INFORMATION PROVIDED:
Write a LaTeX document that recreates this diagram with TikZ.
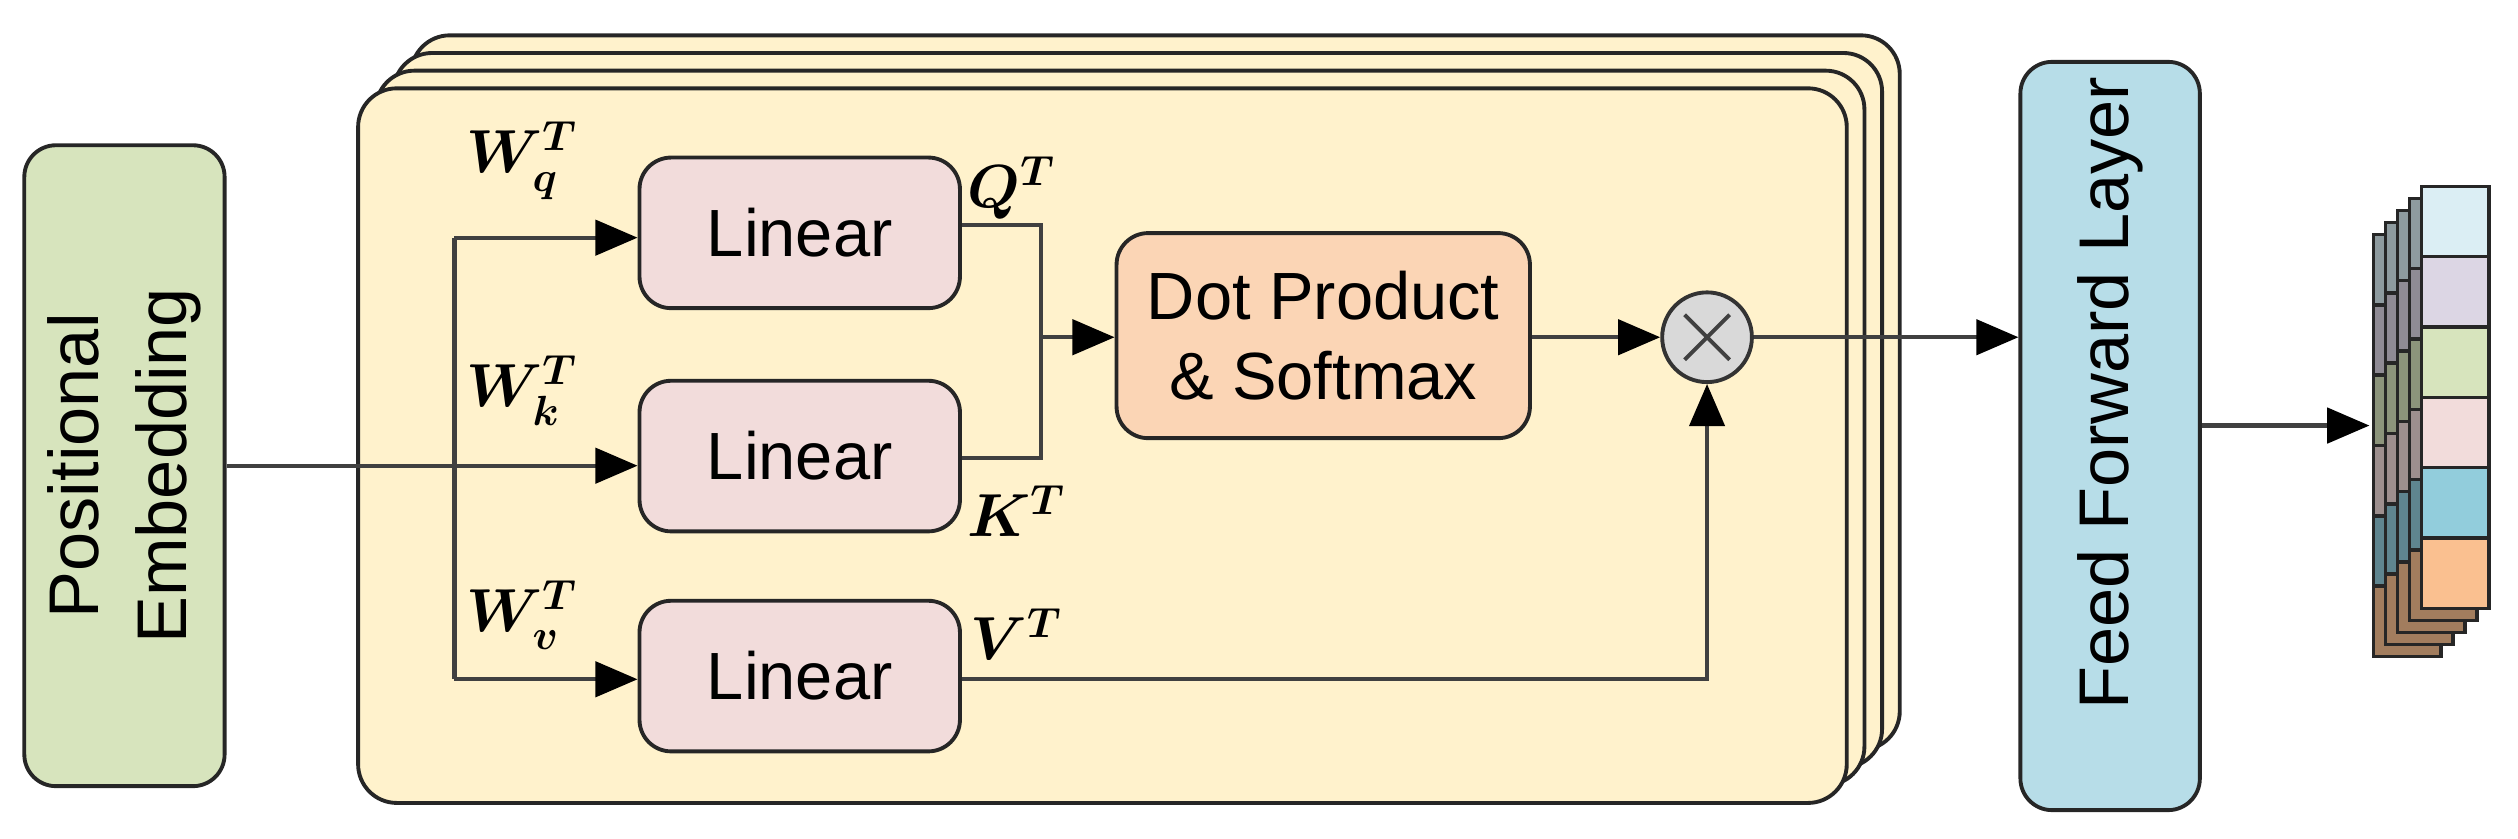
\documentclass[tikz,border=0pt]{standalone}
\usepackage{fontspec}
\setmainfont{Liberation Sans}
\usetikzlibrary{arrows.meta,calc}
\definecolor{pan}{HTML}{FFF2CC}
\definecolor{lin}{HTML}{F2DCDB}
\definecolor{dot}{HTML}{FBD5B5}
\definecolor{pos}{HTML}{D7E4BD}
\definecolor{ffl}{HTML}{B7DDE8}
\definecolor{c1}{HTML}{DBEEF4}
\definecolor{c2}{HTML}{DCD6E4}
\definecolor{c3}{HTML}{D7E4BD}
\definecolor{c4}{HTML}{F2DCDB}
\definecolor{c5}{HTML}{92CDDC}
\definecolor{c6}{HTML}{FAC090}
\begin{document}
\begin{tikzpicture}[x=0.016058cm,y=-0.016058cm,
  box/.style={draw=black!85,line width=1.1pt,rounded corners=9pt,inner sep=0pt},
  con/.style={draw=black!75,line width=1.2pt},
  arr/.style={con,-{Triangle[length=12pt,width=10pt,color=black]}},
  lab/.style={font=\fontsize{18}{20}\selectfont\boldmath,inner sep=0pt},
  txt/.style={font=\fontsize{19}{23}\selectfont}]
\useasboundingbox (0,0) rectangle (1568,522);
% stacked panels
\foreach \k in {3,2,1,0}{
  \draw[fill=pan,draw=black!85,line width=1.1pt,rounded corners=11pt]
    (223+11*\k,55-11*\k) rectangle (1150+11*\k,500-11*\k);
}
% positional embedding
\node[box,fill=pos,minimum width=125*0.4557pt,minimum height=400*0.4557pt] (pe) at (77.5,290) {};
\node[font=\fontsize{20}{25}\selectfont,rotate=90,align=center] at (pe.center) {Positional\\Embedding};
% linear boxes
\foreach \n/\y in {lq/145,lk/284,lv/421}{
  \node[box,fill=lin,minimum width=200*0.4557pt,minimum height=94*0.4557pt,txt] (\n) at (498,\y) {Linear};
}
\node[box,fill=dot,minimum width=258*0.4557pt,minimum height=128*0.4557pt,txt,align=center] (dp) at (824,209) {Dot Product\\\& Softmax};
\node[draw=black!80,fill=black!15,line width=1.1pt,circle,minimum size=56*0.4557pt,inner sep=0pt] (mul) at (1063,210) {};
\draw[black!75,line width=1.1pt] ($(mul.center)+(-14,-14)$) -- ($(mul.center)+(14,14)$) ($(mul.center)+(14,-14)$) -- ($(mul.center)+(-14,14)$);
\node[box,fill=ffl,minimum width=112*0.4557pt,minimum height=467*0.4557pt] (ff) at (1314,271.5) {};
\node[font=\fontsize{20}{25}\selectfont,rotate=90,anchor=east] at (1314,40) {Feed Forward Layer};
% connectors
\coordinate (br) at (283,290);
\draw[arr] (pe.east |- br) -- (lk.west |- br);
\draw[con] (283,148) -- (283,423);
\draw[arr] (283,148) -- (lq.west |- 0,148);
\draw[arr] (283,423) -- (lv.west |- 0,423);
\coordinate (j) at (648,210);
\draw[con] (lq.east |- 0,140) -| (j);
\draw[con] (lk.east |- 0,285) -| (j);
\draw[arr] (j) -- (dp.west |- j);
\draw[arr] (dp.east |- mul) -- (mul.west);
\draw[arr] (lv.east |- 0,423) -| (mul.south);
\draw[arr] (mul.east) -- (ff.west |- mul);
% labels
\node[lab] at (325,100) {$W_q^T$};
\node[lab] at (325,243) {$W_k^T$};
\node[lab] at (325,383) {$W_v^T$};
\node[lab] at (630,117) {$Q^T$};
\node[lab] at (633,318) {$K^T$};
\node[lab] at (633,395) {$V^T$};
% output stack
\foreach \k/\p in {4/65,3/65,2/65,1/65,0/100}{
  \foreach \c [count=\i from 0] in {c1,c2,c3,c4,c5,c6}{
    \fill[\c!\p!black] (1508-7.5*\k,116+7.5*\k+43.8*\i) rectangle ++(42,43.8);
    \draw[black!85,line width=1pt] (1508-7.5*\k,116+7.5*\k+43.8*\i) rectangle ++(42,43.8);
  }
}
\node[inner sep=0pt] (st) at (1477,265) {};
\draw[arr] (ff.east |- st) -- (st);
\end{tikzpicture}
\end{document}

STATED PROBLEM: Leave the images out and output the remaining material exactly as it stands.

CORRECT OUTPUT:
Write a LaTeX document that recreates this diagram with TikZ.
\documentclass[tikz,border=0pt]{standalone}
\usepackage{fontspec}
\setmainfont{Liberation Sans}
\usetikzlibrary{arrows.meta,calc}
\definecolor{pan}{HTML}{FFF2CC}
\definecolor{lin}{HTML}{F2DCDB}
\definecolor{dot}{HTML}{FBD5B5}
\definecolor{pos}{HTML}{D7E4BD}
\definecolor{ffl}{HTML}{B7DDE8}
\definecolor{c1}{HTML}{DBEEF4}
\definecolor{c2}{HTML}{DCD6E4}
\definecolor{c3}{HTML}{D7E4BD}
\definecolor{c4}{HTML}{F2DCDB}
\definecolor{c5}{HTML}{92CDDC}
\definecolor{c6}{HTML}{FAC090}
\begin{document}
\begin{tikzpicture}[x=0.016058cm,y=-0.016058cm,
  box/.style={draw=black!85,line width=1.1pt,rounded corners=9pt,inner sep=0pt},
  con/.style={draw=black!75,line width=1.2pt},
  arr/.style={con,-{Triangle[length=12pt,width=10pt,color=black]}},
  lab/.style={font=\fontsize{18}{20}\selectfont\boldmath,inner sep=0pt},
  txt/.style={font=\fontsize{19}{23}\selectfont}]
\useasboundingbox (0,0) rectangle (1568,522);
% stacked panels
\foreach \k in {3,2,1,0}{
  \draw[fill=pan,draw=black!85,line width=1.1pt,rounded corners=11pt]
    (223+11*\k,55-11*\k) rectangle (1150+11*\k,500-11*\k);
}
% positional embedding
\node[box,fill=pos,minimum width=125*0.4557pt,minimum height=400*0.4557pt] (pe) at (77.5,290) {};
\node[font=\fontsize{20}{25}\selectfont,rotate=90,align=center] at (pe.center) {Positional\\Embedding};
% linear boxes
\foreach \n/\y in {lq/145,lk/284,lv/421}{
  \node[box,fill=lin,minimum width=200*0.4557pt,minimum height=94*0.4557pt,txt] (\n) at (498,\y) {Linear};
}
\node[box,fill=dot,minimum width=258*0.4557pt,minimum height=128*0.4557pt,txt,align=center] (dp) at (824,209) {Dot Product\\\& Softmax};
\node[draw=black!80,fill=black!15,line width=1.1pt,circle,minimum size=56*0.4557pt,inner sep=0pt] (mul) at (1063,210) {};
\draw[black!75,line width=1.1pt] ($(mul.center)+(-14,-14)$) -- ($(mul.center)+(14,14)$) ($(mul.center)+(14,-14)$) -- ($(mul.center)+(-14,14)$);
\node[box,fill=ffl,minimum width=112*0.4557pt,minimum height=467*0.4557pt] (ff) at (1314,271.5) {};
\node[font=\fontsize{20}{25}\selectfont,rotate=90,anchor=east] at (1314,40) {Feed Forward Layer};
% connectors
\coordinate (br) at (283,290);
\draw[arr] (pe.east |- br) -- (lk.west |- br);
\draw[con] (283,148) -- (283,423);
\draw[arr] (283,148) -- (lq.west |- 0,148);
\draw[arr] (283,423) -- (lv.west |- 0,423);
\coordinate (j) at (648,210);
\draw[con] (lq.east |- 0,140) -| (j);
\draw[con] (lk.east |- 0,285) -| (j);
\draw[arr] (j) -- (dp.west |- j);
\draw[arr] (dp.east |- mul) -- (mul.west);
\draw[arr] (lv.east |- 0,423) -| (mul.south);
\draw[arr] (mul.east) -- (ff.west |- mul);
% labels
\node[lab] at (325,100) {$W_q^T$};
\node[lab] at (325,243) {$W_k^T$};
\node[lab] at (325,383) {$W_v^T$};
\node[lab] at (630,117) {$Q^T$};
\node[lab] at (633,318) {$K^T$};
\node[lab] at (633,395) {$V^T$};
% output stack
\foreach \k/\p in {4/65,3/65,2/65,1/65,0/100}{
  \foreach \c [count=\i from 0] in {c1,c2,c3,c4,c5,c6}{
    \fill[\c!\p!black] (1508-7.5*\k,116+7.5*\k+43.8*\i) rectangle ++(42,43.8);
    \draw[black!85,line width=1pt] (1508-7.5*\k,116+7.5*\k+43.8*\i) rectangle ++(42,43.8);
  }
}
\node[inner sep=0pt] (st) at (1477,265) {};
\draw[arr] (ff.east |- st) -- (st);
\end{tikzpicture}
\end{document}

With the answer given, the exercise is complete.